On Wed, Jul 7, 2010 at 5:42 PM, Apoorva Sharma <appi2012@xxxxxxxxx> wrote:
> On Jul 7, 2010, at 6:10 PM, Sam Spilsbury <smspillaz@xxxxxxxxx> wrote:
>
>> Why exactly do we want the WM to be handling tabs here? Trying to do
>> tabbed applications within the window manager for the sake of having
>> tabs is a huge waste of memory, especially when the application itself
>> can already do tabs.
>>
> Standardizing a tabbing system would save memory, since individual apps don't have to manage them, and so unnecessary code could be removed.

No, the removal of code to do internal tabbing has nothing to do with
memory wastage. First of all, you are still going to be linking
against the GTK or QT libs for any application and have fun getting
any of them to remove their tabbing widgets. So that code isn't going
to be "saved". Second of all, window managers know nothing about
documents, they only know about X11 windows (which are just huge
images as far as they are concerned).
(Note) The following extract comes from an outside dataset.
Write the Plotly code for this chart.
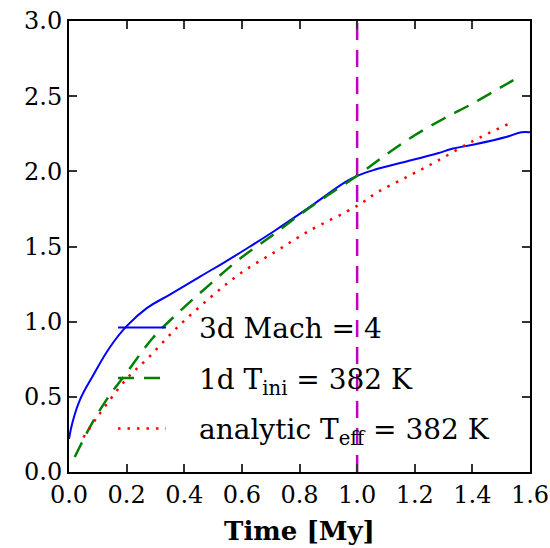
import plotly.graph_objects as go

# 3d Mach = 4 (blue solid)
t_3d = [0.0, 0.012, 0.038, 0.083, 0.142, 0.2, 0.27, 0.35, 0.455, 0.535, 0.62, 0.71, 0.826,
        0.96, 1.0, 1.06, 1.18, 1.28, 1.33, 1.41, 1.52, 1.57, 1.6]
r_3d = [0.22, 0.33, 0.48, 0.64, 0.83, 0.97, 1.09, 1.18, 1.30, 1.39, 1.49, 1.60, 1.75,
        1.93, 1.97, 2.01, 2.07, 2.12, 2.15, 2.18, 2.23, 2.26, 2.26]

# 1d T_ini = 382 K (green dashed)
t_1d = [0.02, 0.073, 0.13, 0.2, 0.29, 0.385, 0.49, 0.594, 0.71, 0.80, 0.89, 1.0,
        1.1, 1.2, 1.3, 1.4, 1.5, 1.573]
r_1d = [0.10, 0.30, 0.48, 0.66, 0.89, 1.07, 1.25, 1.42, 1.58, 1.71, 1.83, 1.97,
        2.11, 2.24, 2.35, 2.45, 2.56, 2.64]

# analytic T_eff = 382 K (red dotted)
t_an = [0.05, 0.1, 0.2, 0.27, 0.375, 0.49, 0.594, 0.72, 0.83, 1.0, 1.07, 1.17, 1.27, 1.4, 1.53]
r_an = [0.23, 0.37, 0.62, 0.75, 0.96, 1.16, 1.32, 1.47, 1.60, 1.77, 1.86, 1.96, 2.06, 2.20, 2.32]

# vertical marker at t = 1 My
t_mark = [1.0, 1.0]
r_mark = [0.0, 3.0]

x_ticks = [0.0, 0.2, 0.4, 0.6, 0.8, 1.0, 1.2, 1.4, 1.6]
y_ticks = [0.0, 0.5, 1.0, 1.5, 2.0, 2.5, 3.0]

FONT = "DejaVu Serif"
PAD = "\u2003"

fig = go.Figure()
fig.add_trace(go.Scatter(x=t_mark, y=r_mark, mode="lines", showlegend=False,
                         line=dict(color="#bf00bf", width=2.5, dash="17px,10px")))
fig.add_trace(go.Scatter(x=t_3d, y=r_3d, mode="lines", name=PAD + "3d Mach = 4", legendgroup="a",
                         line=dict(color="#0000ff", width=2, shape="spline", smoothing=1.2)))
fig.add_trace(go.Scatter(x=t_1d, y=r_1d, mode="lines", name=PAD + "1d T<sub>ini</sub> = 382 K",
                         legendgroup="b",
                         line=dict(color="#008000", width=2.5, dash="16px,10px", shape="spline", smoothing=1.0)))
fig.add_trace(go.Scatter(x=t_an, y=r_an, mode="lines", name=PAD + "analytic T<sub>eff</sub> = 382 K",
                         legendgroup="c",
                         line=dict(color="#ff0000", width=2.5, dash="2.5px,7px", shape="spline", smoothing=1.0)))

axis_common = dict(showline=True, linecolor="black", linewidth=2, mirror="ticks",
                   ticks="inside", ticklen=8, tickwidth=1.5, tickcolor="#333",
                   showgrid=False, zeroline=False, automargin=False,
                   tickfont=dict(family=FONT, size=24, color="black"))

fig.update_xaxes(range=[0, 1.6], tickvals=x_ticks, ticktext=[f"{v:.1f}" for v in x_ticks],
                 title=dict(text="<b>Time [My]</b>", font=dict(family=FONT, size=26, color="black"), standoff=14),
                 **axis_common)
fig.update_yaxes(range=[0, 3.0], tickvals=y_ticks, ticktext=[f"{v:.1f}" for v in y_ticks],
                 **axis_common)

fig.update_layout(
    width=550, height=548,
    margin=dict(l=69, r=20, t=21, b=76),
    plot_bgcolor="white", paper_bgcolor="white",
    legend=dict(x=0.0954, y=0.375, xanchor="left", yanchor="top",
                bgcolor="rgba(0,0,0,0)", font=dict(family=FONT, size=28, color="black"),
                itemwidth=48, tracegroupgap=11, traceorder="grouped"),
)

fig.write_html("out.html")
If you want to "standardize"
tabbing into the window manager that is fine, but keep in mind that
the window manager has to keep the pixmaps of those windows around at
all times in order to tab between them. This in itself is huge memory
wastage. If you keep things within the toolkit as they are already
done so now, then the toolkit knows about documents and knows what
bits of memory it does and doesn't need when switching between
documents. In addition, you have /one/ pixmap rather multiple pixmaps.

>
>> It also does not make sense from a design perspective. the whole point
>> of tabbed windows (as it is implemented in both Compiz and KWin) is to
>> allow multiple /applications/ to be shoved into one window,
>> applications which the user delegates themselves as related. Confusing
>> documents and windows here doesn't help at all.
>
> I agree. However, what do tabs in firfox, chrome, and nautilus do? They allow one to combine multiple windows into one. Thus, the current tabbing system used by compiz should be scrapped (at least to me, it provides no benefits by combining two applications into one window) and there should be a system where all windows are tabbed into one like Chrome does it. It saves space, allows apps to use less code, and provides a way to unify tab behavior across applications.
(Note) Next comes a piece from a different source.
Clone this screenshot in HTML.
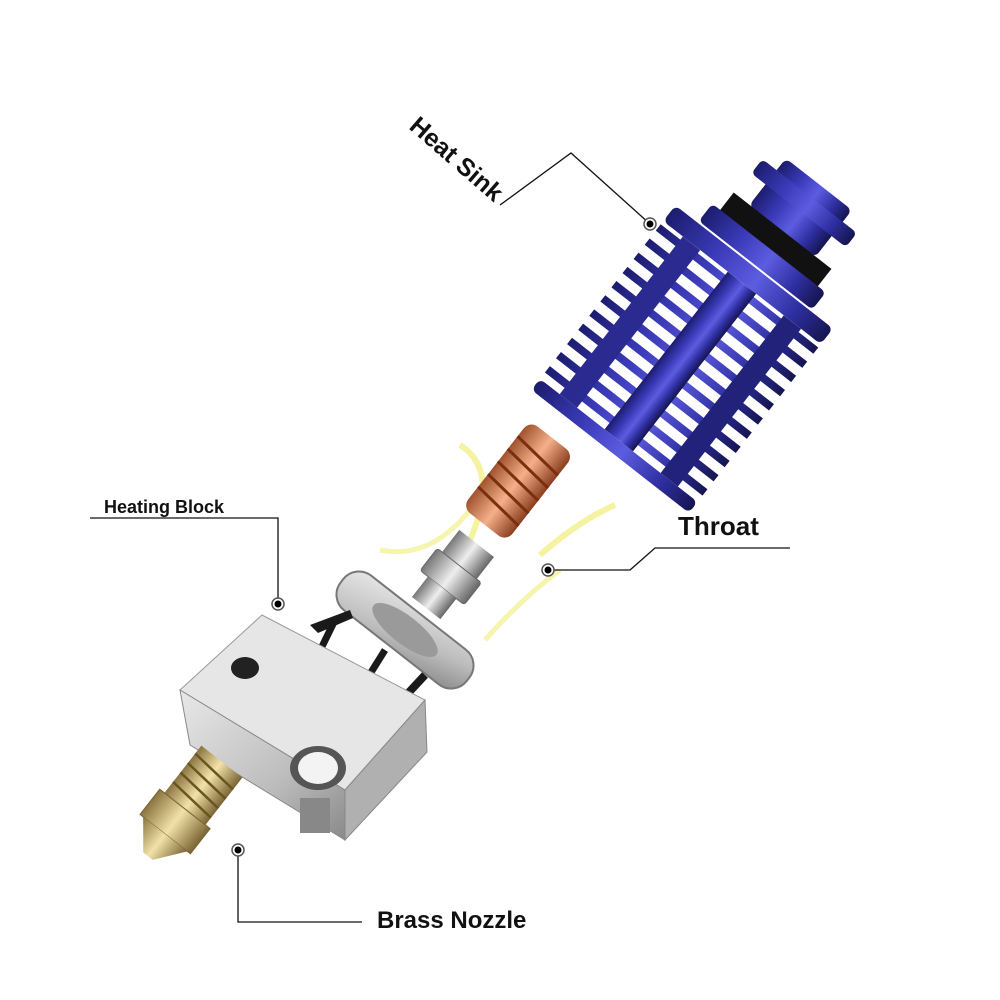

They don't combine multiple windows into one. They combine multiple
/documents/ into one. Document != Window. A document just so happens
to be the thing you are doing operations on. A window includes that
document, but /also/ includes tools to operate on that document, such
as cut, copy, paste, toolbars etc.

Also if you just want to tab items in a singular application, then why
not use the tabs implementation we already have? Toolkits have been
able to do this for years, and because applications already use
toolkits, the implementation is already consistant! There, no more
ugly window manager hacks required.

Kind Regards,

Sam

>
> I hope that this alternate description helps.